Tagore’s Ami (I) was one of dad's favourites. This is a hard one to crack – how a man so entrenched in his social image, who never took one private decision, from the make of his gas top to his wife’s investment plans, without consulting ‘friends’, practically a voiceless spineless social outcrop who paid solemn attention to every third party opinion that flew by – became enamoured with Rabindranath’s radically individualistic words still beats me. But, for reasons unimaginable, he did.

 
Amar chetonar ronge panna holo shobuj
...chuni uthlo ranga hoye.
Ami chokh mellum akash’e
Jole uthlo alo
Pub’e poshchim’e.
Golap’er dik’e cheye bollum, Shundor
Shundor holo shey

Lying with the book tucked beneath his chest, me sitting hooked before him, he explained: 'the emerald and ruby got coloured green and red by my senses; I opened my eyes to the sky and light appeared in the east and west; I looked at the rose, called it ‘beautiful’ and beautiful it became.'

There began my self-rapture.

Ayn Rand happened in the fag end of adolescence; bruised by a wave of friendly betrayals, downcast and disgusted by human communion, still vain glorious in my self-belief but needing a stronger voice to validate my sense of self-worth.  I borrowed The Fountainhead as just another storybook, but then

…As selfishly as the fact that I exist. As selfishly as my lungs breath air. I breathe for my own necessity, for the fuel of my body, for my survival.

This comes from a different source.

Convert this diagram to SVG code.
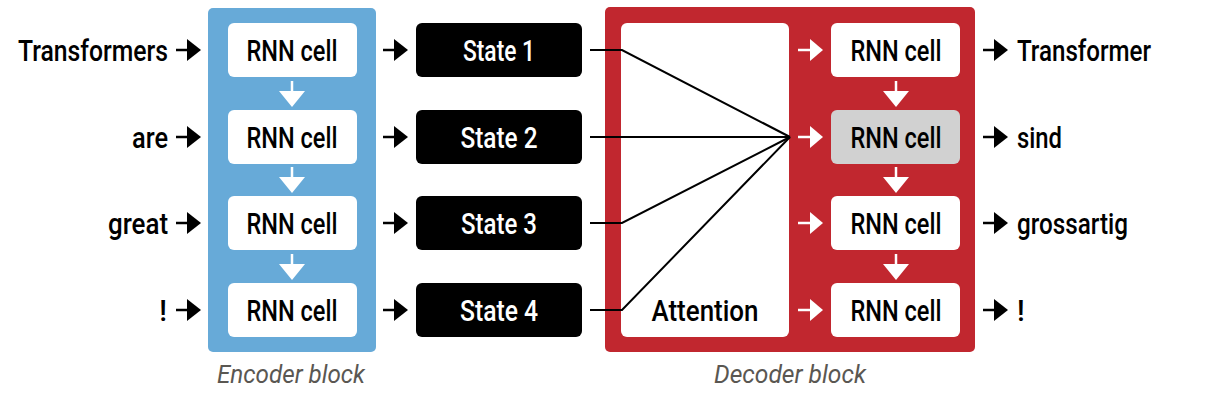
<svg xmlns="http://www.w3.org/2000/svg" width="1210" height="400" viewBox="0 0 1210 400">
  <style>
    .t { font-family: Roboto, "Liberation Sans", Arial, sans-serif; font-weight: 500; font-size: 29px; fill: #000; }
    .tw { font-family: Roboto, "Liberation Sans", Arial, sans-serif; font-weight: 500; font-size: 29px; fill: #fff; }
    .lbl { font-family: Roboto, "Liberation Sans", Arial, sans-serif; font-size: 26px; font-style: italic; fill: #5a5752; }
    .cell { fill: #fff; }
    .cellg { fill: #d1d1d1; }
    .state { fill: #000; }
    .ba { fill: #000; }
    .bs { stroke: #000; stroke-width: 2.5; }
    .wa { fill: #fff; }
    .ws { stroke: #fff; stroke-width: 2.5; }
    .att { stroke: #000; stroke-width: 2; fill: none; }
  </style>
  <defs>
    <g id="rarrow">
      <line class="bs" x1="0" y1="0" x2="13" y2="0"/>
      <polygon class="ba" points="11,-11 25,0 11,11"/>
    </g>
    <g id="wrarrow">
      <line class="ws" x1="0" y1="0" x2="13" y2="0"/>
      <polygon class="wa" points="12,-11 25,0 12,11"/>
    </g>
    <g id="wdarrow">
      <line class="ws" x1="0" y1="0" x2="0" y2="13"/>
      <polygon class="wa" points="-13,10 13,10 0,26"/>
    </g>
  </defs>

  <!-- blocks -->
  <g id="encoder-block">
    <rect x="208" y="8" width="168" height="344" rx="5" fill="#67aad8"/>
    <text class="lbl" x="291" y="383" text-anchor="middle" textLength="148" lengthAdjust="spacingAndGlyphs">Encoder block</text>
  </g>
  <g id="decoder-block">
    <rect x="605" y="7" width="370" height="345" rx="5" fill="#c1272f"/>
    <text class="lbl" x="790" y="383" text-anchor="middle" textLength="152" lengthAdjust="spacingAndGlyphs">Decoder block</text>
  </g>
  <g id="attention">
    <rect x="621" y="23" width="168" height="314" rx="6" fill="#fff"/>
    <text class="t" x="705" y="321" text-anchor="middle" textLength="107" lengthAdjust="spacingAndGlyphs">Attention</text>
  </g>

  <!-- inputs -->
  <g id="in1"><text class="t" x="168" y="61" text-anchor="end" textLength="150" lengthAdjust="spacingAndGlyphs">Transformers</text></g>
  <g id="in2"><text class="t" x="168" y="148" text-anchor="end" textLength="36" lengthAdjust="spacingAndGlyphs">are</text></g>
  <g id="in3"><text class="t" x="168" y="234" text-anchor="end" textLength="60" lengthAdjust="spacingAndGlyphs">great</text></g>
  <g id="in4"><text class="t" x="167" y="321" text-anchor="end">!</text></g>

  <!-- encoder cells -->
  <g id="enc1"><rect class="cell" x="228" y="23" width="129" height="54" rx="6"/><text class="t" x="292" y="61" text-anchor="middle" textLength="91" lengthAdjust="spacingAndGlyphs">RNN cell</text></g>
  <g id="enc2"><rect class="cell" x="228" y="110" width="129" height="54" rx="6"/><text class="t" x="292" y="148" text-anchor="middle" textLength="91" lengthAdjust="spacingAndGlyphs">RNN cell</text></g>
  <g id="enc3"><rect class="cell" x="228" y="196" width="129" height="54" rx="6"/><text class="t" x="292" y="234" text-anchor="middle" textLength="91" lengthAdjust="spacingAndGlyphs">RNN cell</text></g>
  <g id="enc4"><rect class="cell" x="228" y="283" width="129" height="54" rx="6"/><text class="t" x="292" y="321" text-anchor="middle" textLength="91" lengthAdjust="spacingAndGlyphs">RNN cell</text></g>

  <!-- states -->
  <g id="state1"><rect class="state" x="416" y="23" width="166" height="54" rx="6"/><text class="tw" x="499" y="61" text-anchor="middle" textLength="72" lengthAdjust="spacingAndGlyphs">State 1</text></g>
  <g id="state2"><rect class="state" x="416" y="110" width="166" height="54" rx="6"/><text class="tw" x="499" y="148" text-anchor="middle" textLength="77" lengthAdjust="spacingAndGlyphs">State 2</text></g>
  <g id="state3"><rect class="state" x="416" y="196" width="166" height="54" rx="6"/><text class="tw" x="499" y="234" text-anchor="middle" textLength="76" lengthAdjust="spacingAndGlyphs">State 3</text></g>
  <g id="state4"><rect class="state" x="416" y="283" width="166" height="54" rx="6"/><text class="tw" x="499" y="321" text-anchor="middle" textLength="78" lengthAdjust="spacingAndGlyphs">State 4</text></g>

  <!-- decoder cells -->
  <g id="dec1"><rect class="cell" x="831" y="23" width="129" height="54" rx="6"/><text class="t" x="896" y="61" text-anchor="middle" textLength="91" lengthAdjust="spacingAndGlyphs">RNN cell</text></g>
  <g id="dec2"><rect class="cellg" x="831" y="110" width="129" height="54" rx="6"/><text class="t" x="896" y="148" text-anchor="middle" textLength="91" lengthAdjust="spacingAndGlyphs">RNN cell</text></g>
  <g id="dec3"><rect class="cell" x="831" y="196" width="129" height="54" rx="6"/><text class="t" x="896" y="234" text-anchor="middle" textLength="91" lengthAdjust="spacingAndGlyphs">RNN cell</text></g>
  <g id="dec4"><rect class="cell" x="831" y="283" width="129" height="54" rx="6"/><text class="t" x="896" y="321" text-anchor="middle" textLength="91" lengthAdjust="spacingAndGlyphs">RNN cell</text></g>

  <!-- outputs -->
  <g id="out1"><text class="t" x="1017" y="61" textLength="134" lengthAdjust="spacingAndGlyphs">Transformer</text></g>
  <g id="out2"><text class="t" x="1017" y="148" textLength="45" lengthAdjust="spacingAndGlyphs">sind</text></g>
  <g id="out3"><text class="t" x="1017" y="234" textLength="111" lengthAdjust="spacingAndGlyphs">grossartig</text></g>
  <g id="out4"><text class="t" x="1017" y="321">!</text></g>

  <!-- connectors -->
  <g id="connectors">
    <use href="#rarrow" x="176" y="50"/>
    <use href="#rarrow" x="176" y="137"/>
    <use href="#rarrow" x="176" y="223"/>
    <use href="#rarrow" x="176" y="310"/>

    <use href="#wdarrow" x="292" y="81"/>
    <use href="#wdarrow" x="292" y="167"/>
    <use href="#wdarrow" x="292" y="254"/>

    <use href="#rarrow" x="383" y="50"/>
    <use href="#rarrow" x="383" y="137"/>
    <use href="#rarrow" x="383" y="223"/>
    <use href="#rarrow" x="383" y="310"/>

    <polyline class="att" points="590,50 622,50 790,137"/>
    <polyline class="att" points="590,137 790,137"/>
    <polyline class="att" points="590,223 622,223 790,137"/>
    <polyline class="att" points="590,310 622,310 790,137"/>

    <use href="#wrarrow" x="798" y="50"/>
    <use href="#wrarrow" x="798" y="137"/>
    <use href="#wrarrow" x="798" y="223"/>
    <use href="#wrarrow" x="798" y="310"/>

    <use href="#wdarrow" x="896" y="81"/>
    <use href="#wdarrow" x="896" y="167"/>
    <use href="#wdarrow" x="896" y="254"/>

    <use href="#rarrow" x="983" y="50"/>
    <use href="#rarrow" x="983" y="137"/>
    <use href="#rarrow" x="983" y="223"/>
    <use href="#rarrow" x="983" y="310"/>
  </g>
</svg>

wrote Ayn Rand. There was no holding back my narcissism past then!

I thought deeply over her words as the book continued, reading some passages twice thrice a dozen times. When it was time to return the book, I photocopied select pages and kept returning to the bunch. After my heart…hear, hear! She chiseled my haphazard ideas with her eloquent pen, gave shape to my brigand’s core. Did I have it in me to dare the padosi-s, mausi-s and even mama’s staid notions of ideal Indian personhood? There was no longer any corner in my spirit for doubts, I do.

The third, a cross between mathematical and medical realities, is a brutal number game. In a lifetime, an adult man can produce five hundred billion sperms on an average. A woman is born with the potential to harbour two million ova on average, of which about four hundred fifty reach maturity. The cross between five hundred billion and two million prospective matches makes a complex math. You do the sum.

The bottom line remains, I am the unique combination possible to have been produced from that one lucky sperm and that one hapless egg! They mated and dated and no one knows meiosis ordered which genes to be swapped in the first zygotic DNA strands…and, viola!

 Here I am, the un-imitated, the inimitable.

There is no other copy of me in the universe known to man.

(Thank God, my long-suffering mother would say, if she were to read this.)

Nature has armed me with this solid fact to gloat over my existence, this triumphant uniqueness, as it has done every living creature on this earth, every bird, every tree, every ant, every whale, every chimpanzee. In making me, in making you, Nature has broken the dice and cast away.

There never shall be another ‘I’ in this world.

These arms, this tongue, this backbone, this brain, never in history, never again in infinity.

I will not live to know what eternal is, Mr. Bergman, I am my own eternity. Everything about me is important for me, I know the world as it mirrors on the surface of my still water.

It is important to record each pinprick of sensation that passes through me, each transience of my finite moments in this universe, like you did.  Nature couldn’t have orchestrated this elaborate conspiracy, worked out such painstaking maths but for a purpose

Because there will never be another me, Mr. Bergman, as there’ll never be another you.

Halleluiah to that!

To quote in parting, from the inimitable Rand:

 …the best is a matter of standards—and I set my own standards. I inherit nothing. I stand at the end of no tradition. I may, perhaps, stand at the beginning of one.